What is asked:
Transcribe the whole listing below without changing a word, but leave out every image.

Supplied material:
▬▬▬
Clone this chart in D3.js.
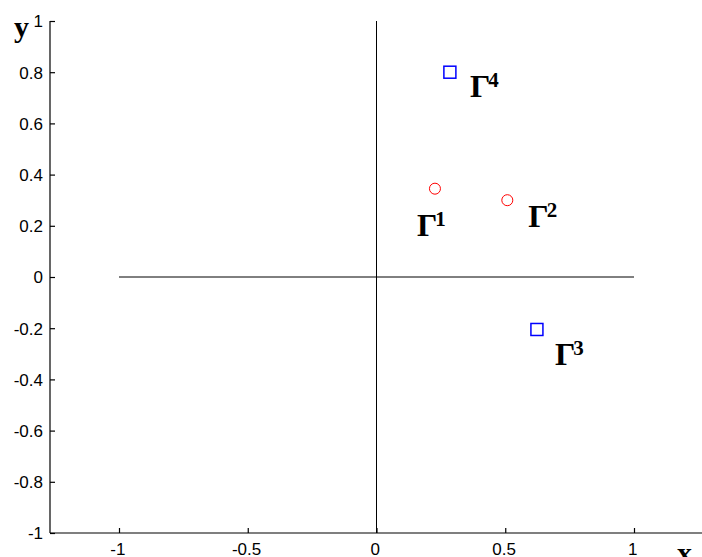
<!DOCTYPE html>
<html><head><meta charset="utf-8">
<script src="https://cdn.jsdelivr.net/npm/d3@7"></script>
<style>body{margin:0;background:#fff;overflow:hidden}svg{display:block}</style>
</head><body>
<script>
const xTicks = [-1, -0.5, 0, 0.5, 1];
const xTickLabels = ["-1", "-0.5", "0", "0.5", "1"];
const yTicks = [-1, -0.8, -0.6, -0.4, -0.2, 0, 0.2, 0.4, 0.6, 0.8, 1];
const yTickLabels = ["-1", "-0.8", "-0.6", "-0.4", "-0.2", "0", "0.2", "0.4", "0.6", "0.8", "1"];
const circleNames = ["1", "2"];
const circleX = [0.227, 0.508];
const circleY = [0.345, 0.30];
const squareNames = ["4", "3"];
const squareX = [0.285, 0.623];
const squareY = [0.80, -0.205];

const W = 702, H = 557;
const svg = d3.select("body").append("svg").attr("width", W).attr("height", H);
const x = d3.scaleLinear().domain([-1, 1]).range([119, 634]);
const y = d3.scaleLinear().domain([-1, 1]).range([533, 21]);
const x0 = 50, xEnd = 702;

// reference lines
svg.append("line").attr("x1", x(-1)).attr("x2", x(1)).attr("y1", y(0)).attr("y2", y(0)).attr("stroke", "#000").attr("stroke-width", 1);
svg.append("line").attr("x1", x(0)).attr("x2", x(0)).attr("y1", y(-1)).attr("y2", y(1)).attr("stroke", "#000").attr("stroke-width", 1);

// axes
const xAxis = d3.axisBottom(x).tickValues(xTicks).tickFormat((d, i) => xTickLabels[i]).tickSize(-5).tickPadding(10).tickSizeOuter(0);
const gx = svg.append("g").attr("transform", `translate(0,${y(-1)})`).call(xAxis);
gx.select(".domain").attr("d", `M${x0},0H${xEnd}`);
const yAxis = d3.axisLeft(y).tickValues(yTicks).tickFormat((d, i) => yTickLabels[i]).tickSize(-5).tickPadding(7).tickSizeOuter(0);
const gy = svg.append("g").attr("transform", `translate(${x0},0)`).call(yAxis);
gy.select(".domain").attr("d", `M0,${y(-1)}V${y(1)}`);
svg.selectAll(".tick text").attr("font-family", "Liberation Sans, Arial, sans-serif").attr("font-size", 17).attr("fill", "#000");
svg.selectAll(".tick line, .domain").attr("stroke", "#000").attr("stroke-width", 1.2);
gy.selectAll(".tick text").attr("dy", "0.35em");
gx.selectAll(".tick text").attr("dx", "-0.1em");

// axis labels
svg.append("text").attr("x", 14).attr("y", 37).text("y").attr("font-family", "Liberation Serif, Times New Roman, serif").attr("font-weight", "bold").attr("font-size", 30);
svg.append("text").attr("x", 677).attr("y", 563).text("x").attr("font-family", "Liberation Serif, Times New Roman, serif").attr("font-weight", "bold").attr("font-size", 30);

// markers
svg.selectAll("circle.pt").data(circleX).enter().append("circle")
  .attr("cx", (d) => x(d)).attr("cy", (d, i) => y(circleY[i])).attr("r", 5.5)
  .attr("fill", "none").attr("stroke", "#ff0000").attr("stroke-width", 1);
svg.selectAll("rect.pt").data(squareX).enter().append("rect")
  .attr("x", (d) => x(d) - 6).attr("y", (d, i) => y(squareY[i]) - 6).attr("width", 12).attr("height", 12)
  .attr("fill", "none").attr("stroke", "#0000ff").attr("stroke-width", 1.5);

// labels
function gammaLabel(px, py, sup) {
  const t = svg.append("text").attr("x", px).attr("y", py)
    .attr("font-family", "Liberation Serif, Times New Roman, serif").attr("font-weight", "bold").attr("font-size", 32).attr("fill", "#000");
  t.append("tspan").text("Γ");
  t.append("tspan").text(sup).attr("font-size", 21).attr("dy", -10).attr("dx", -2);
}
const circleLabelOff = [[-18, 47], [21, 27]];
circleX.forEach((d, i) => gammaLabel(x(d) + circleLabelOff[i][0], y(circleY[i]) + circleLabelOff[i][1], circleNames[i]));
const squareLabelOff = [[20, 25], [18, 36]];
squareX.forEach((d, i) => gammaLabel(x(d) + squareLabelOff[i][0], y(squareY[i]) + squareLabelOff[i][1], squareNames[i]));
</script>
</body></html>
▬▬▬
Result:
Clone this chart in D3.js.
<!DOCTYPE html>
<html><head><meta charset="utf-8">
<script src="https://cdn.jsdelivr.net/npm/d3@7"></script>
<style>body{margin:0;background:#fff;overflow:hidden}svg{display:block}</style>
</head><body>
<script>
const xTicks = [-1, -0.5, 0, 0.5, 1];
const xTickLabels = ["-1", "-0.5", "0", "0.5", "1"];
const yTicks = [-1, -0.8, -0.6, -0.4, -0.2, 0, 0.2, 0.4, 0.6, 0.8, 1];
const yTickLabels = ["-1", "-0.8", "-0.6", "-0.4", "-0.2", "0", "0.2", "0.4", "0.6", "0.8", "1"];
const circleNames = ["1", "2"];
const circleX = [0.227, 0.508];
const circleY = [0.345, 0.30];
const squareNames = ["4", "3"];
const squareX = [0.285, 0.623];
const squareY = [0.80, -0.205];

const W = 702, H = 557;
const svg = d3.select("body").append("svg").attr("width", W).attr("height", H);
const x = d3.scaleLinear().domain([-1, 1]).range([119, 634]);
const y = d3.scaleLinear().domain([-1, 1]).range([533, 21]);
const x0 = 50, xEnd = 702;

// reference lines
svg.append("line").attr("x1", x(-1)).attr("x2", x(1)).attr("y1", y(0)).attr("y2", y(0)).attr("stroke", "#000").attr("stroke-width", 1);
svg.append("line").attr("x1", x(0)).attr("x2", x(0)).attr("y1", y(-1)).attr("y2", y(1)).attr("stroke", "#000").attr("stroke-width", 1);

// axes
const xAxis = d3.axisBottom(x).tickValues(xTicks).tickFormat((d, i) => xTickLabels[i]).tickSize(-5).tickPadding(10).tickSizeOuter(0);
const gx = svg.append("g").attr("transform", `translate(0,${y(-1)})`).call(xAxis);
gx.select(".domain").attr("d", `M${x0},0H${xEnd}`);
const yAxis = d3.axisLeft(y).tickValues(yTicks).tickFormat((d, i) => yTickLabels[i]).tickSize(-5).tickPadding(7).tickSizeOuter(0);
const gy = svg.append("g").attr("transform", `translate(${x0},0)`).call(yAxis);
gy.select(".domain").attr("d", `M0,${y(-1)}V${y(1)}`);
svg.selectAll(".tick text").attr("font-family", "Liberation Sans, Arial, sans-serif").attr("font-size", 17).attr("fill", "#000");
svg.selectAll(".tick line, .domain").attr("stroke", "#000").attr("stroke-width", 1.2);
gy.selectAll(".tick text").attr("dy", "0.35em");
gx.selectAll(".tick text").attr("dx", "-0.1em");

// axis labels
svg.append("text").attr("x", 14).attr("y", 37).text("y").attr("font-family", "Liberation Serif, Times New Roman, serif").attr("font-weight", "bold").attr("font-size", 30);
svg.append("text").attr("x", 677).attr("y", 563).text("x").attr("font-family", "Liberation Serif, Times New Roman, serif").attr("font-weight", "bold").attr("font-size", 30);

// markers
svg.selectAll("circle.pt").data(circleX).enter().append("circle")
  .attr("cx", (d) => x(d)).attr("cy", (d, i) => y(circleY[i])).attr("r", 5.5)
  .attr("fill", "none").attr("stroke", "#ff0000").attr("stroke-width", 1);
svg.selectAll("rect.pt").data(squareX).enter().append("rect")
  .attr("x", (d) => x(d) - 6).attr("y", (d, i) => y(squareY[i]) - 6).attr("width", 12).attr("height", 12)
  .attr("fill", "none").attr("stroke", "#0000ff").attr("stroke-width", 1.5);

// labels
function gammaLabel(px, py, sup) {
  const t = svg.append("text").attr("x", px).attr("y", py)
    .attr("font-family", "Liberation Serif, Times New Roman, serif").attr("font-weight", "bold").attr("font-size", 32).attr("fill", "#000");
  t.append("tspan").text("Γ");
  t.append("tspan").text(sup).attr("font-size", 21).attr("dy", -10).attr("dx", -2);
}
const circleLabelOff = [[-18, 47], [21, 27]];
circleX.forEach((d, i) => gammaLabel(x(d) + circleLabelOff[i][0], y(circleY[i]) + circleLabelOff[i][1], circleNames[i]));
const squareLabelOff = [[20, 25], [18, 36]];
squareX.forEach((d, i) => gammaLabel(x(d) + squareLabelOff[i][0], y(squareY[i]) + squareLabelOff[i][1], squareNames[i]));
</script>
</body></html>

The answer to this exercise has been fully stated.